Eskiden antrenörler, oyunculara bazı şeyleri iyi anlatmak, ya da hiç unutmamalarını sağlamak için araç-gereç kullanırdı..
O tarihlerde soyunma odalarında mutlaka takunya bulunur, oyuncular duşa girerken ayaklarına giyerlerdi.. Artık herkes plastik terliğini kendisi getiriyor..
Takunyayı antrenörler de kullanırdı.. Eğitim-öğretim amaçlı.. Maç bittikten sonra eğer, sahada büyük hatalar yapılmışsa, takunyalı eğitim devreye girerdi.. Oyuncunun hatasını anlaması ve unutmaması için vazgeçilmez bir gereçti.. Çünkü can yakardı.. Sonuçta tahta parçası.as.
Dayak, eskiden bugünkü kadar kötü karşılanmaz, hatta desteklenirdi.. Veliler çocukları antrenörlere teslim ederken, “Eti senin, kemiği benim” derlerdi.
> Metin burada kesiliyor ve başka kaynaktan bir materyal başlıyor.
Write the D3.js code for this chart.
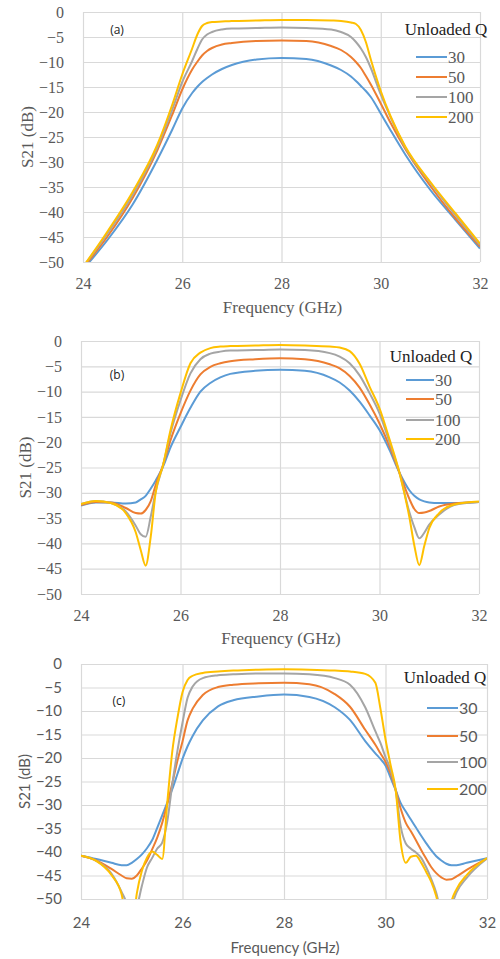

Hocanın vurduğu yerden, rengi mor da olsa, gül biteceği söylenirdi… Ve bazı antrenörler için takunya, top kadar, çember kadar önemli bir gereçti..
Geçenlerde eski antrenörlerden Armağan Asena için düzenlenen gecede tabii ki, eski anılar dile getirilmiş.. Bu arada Ömer Bozer (Migros’un eski genel müdürlerinden) bir itirafta bulunmuş İbrahim Ortaç’a..
Olay şu..
Yıl 1974.. Bursa’da Tükiye Gençler Şampiyonası oynanıyor.. Ankara Koleji’nin antrenörü İbrahim Ortaç.. İTÜ ile oynadıkları maçın sonlarına doğru bir İTÜ fast-breakini kesmek için Bozer elindeki eşorfmanı sahaya atıyor.. Ancak zamanlaması kötü.. Hem sayı yiyorlar, hem de teknk faul aldıkları için maçı kaybediyorlar..
Aradan 38 yıl geçtikten sonra Bozer’in Ortaç’a itirafı şöyle:
“Abi, maçı benim yüzümden kaybetmiştik ya.. Soyunma odasına senden önce gidip, takunyaları saklayan bendim”
Daha sonra TBF Antrenör Eğitim Kurulu Başkanlığı yapan Seyfetti Kuştimur da, takunyalı eğitim yapanlardandı.. Tabii başkaları da vardı.. Ve inanın çok garipsenmezdi..
Hatta dövmek için maçın bitmesini bekleyemeyen antrenörler, molada “Safları sıklaştırın” der, dışardan görünmeyecek şekilde oyuncularına vururdu..
Galiba dayağa ilk tepki rahmetli Rüştü Yüce’nin kardeşi Ertan Yüce’den geldi.. Abi-kardeş Ankara Şekerspor’daydılar.. Bir molada Rüştü Abi Osmanlı tokadını kardeşine vurmuş, Ertan Yüce de bu olayın üzerine basketbolu bırakmıştı.